Wayve Aims to Compete with Waymo by Integrating Self-Driving Technology into Every Car

April 3, 2026 by No Comments

—Man Sum Lai—TIME

(SeaPRwire) –   “Well, it’s not starting. This is awkward.” 

Wayve CEO Alex Kendall is tapping the touch screen in a Ford Mustang Mach-E, attempting to persuade his company’s multi-billion dollar software to give us a tour of San Jose. An assistant leans through the passenger window, performs a quick reset, and a map loads on the display. After navigating past a line of cones blocking an Nvidia GTC conference area, Kendall presses start. The car moves into the lane with a gentle acceleration, pushing us back into our seats as it sets off.

In self-driving technology, as with other AI fields, being an early leader carries significant weight. Securing an initial customer base enables data collection that enhances the product, creating a momentum that can help established players dominate. Waymo runs a fleet of 3,000 robotaxis across ten U.S. cities, generating annualized revenue exceeding $350 million as of January. Tesla has more than six million vehicles gathering data for its Full Self-Driving system.

Wayve is the challenger. Valued at $8.6 billion in February, the London startup’s worth was announced shortly after Waymo—launched from Google in 2016—was valued at $126 billion. Kendall remains undeterred. He states that their creation represents a fundamental departure from the technology seen operating in cities like Shanghai or San Francisco, a subtle reference to Waymo and Chinese rivals such as Pony.ai and WeRide. Still, the startup has not demonstrated its capabilities in a large-scale rollout.

Wayve aims to deliver partial automation—where the car drives itself but a human must stay attentive at the wheel—to nearly any modern vehicle. Kendall notes that the auto industry is now manufacturing cars with the necessary sensors and hardware at a scale of millions, ideal for deploying an AI like theirs. He gestures to the console guiding us smoothly through traffic. The strategy is that broad deployment of its partially autonomous AI will generate the data needed to eventually create a fully autonomous system.

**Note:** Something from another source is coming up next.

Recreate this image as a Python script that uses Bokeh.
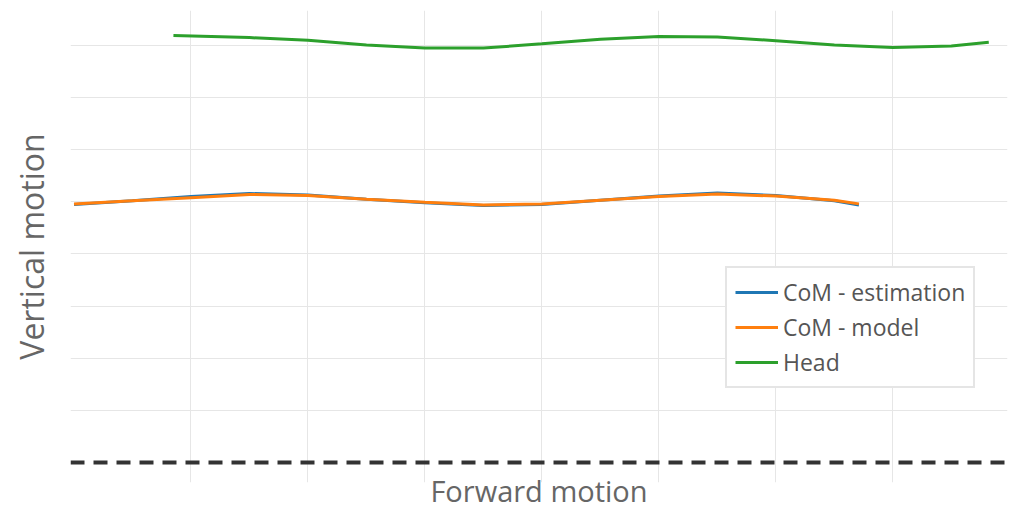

By focusing on partial autonomy, Wayve can utilize inexpensive, commonly available hardware already enabling features like adaptive cruise control and automatic emergency braking in many vehicles. Kendall says the cameras and computing chips in the Ford Mustang Mach-E amount to a few hundred dollars. He emphasizes that the goal is to make this technology accessible for any car.

This appears to give Wayve a notable advantage over Waymo’s purpose-built robotaxis, which industry estimates say use 13 cameras, six radars, four LiDAR units, and cost tens of thousands of dollars. However, the comparison isn’t direct: for full, driverless autonomy, Wayve would also require additional sensors.

Should Wayve successfully deploy its software, its reach could quickly become global. During a 2025 test, the company completed a 1.45 million-kilometer “road trip” across 500 international cities, many never before driven, using only standard navigation maps. In contrast, a Waymo spokesperson said the company develops detailed base maps for each new operational zone, a process taking “weeks,” though its vehicles can also handle unmapped areas like construction sites.

Kendall argues that Wayve’s adaptability to different cars and regions unlocks markets its rivals have not yet accessed. The consumer car market is valued at approximately $2 trillion, ten times larger than the taxi market where Waymo operates. Tesla, which also develops partial automation software, does not license its system to other automakers. Kendall identifies licensing technology to any fleet or manufacturer as the greatest opportunity. He predicts that by the 2030s, consumer demand for cars without hands-off, eyes-off driving capability will approach zero.

Through investor Uber, Wayve intends to launch rides with safety drivers in London and Tokyo in 2026. These operations will gather data to train its AI and develop “world models”—simulated environments used by Wayve and Waymo to test AI responses to new scenarios. Anastasis Germanidis, co-CEO of world model creator Runway ML, states that data collection is robotics’ primary bottleneck, being very costly and time-intensive.

However, some of Wayve’s competitive edges are diminishing. Waymo’s newest vehicle uses 42% fewer sensors than its predecessor, challenging Wayve’s narrative on hardware cost disparity. Potentially more worrying for Wayve are Waymo’s steps to move beyond robotaxis into the personal vehicle market. In April 2025, Waymo signed a preliminary agreement with Toyota aimed at speeding up the development and deployment of autonomous driving technologies.

The San Jose demonstration ride proceeds smoothly, as intended. A standout moment is a well-executed maneuver to set up a turn. “A really nice lane change. Just popping up behind the bus so we can make this right turn,” Kendall comments quietly. He explains that increased deployments create a virtuous cycle: more vehicles mean more experience, leading to better system performance and broader applications. Naturally, he acknowledges, this principle applies to his competitors as well.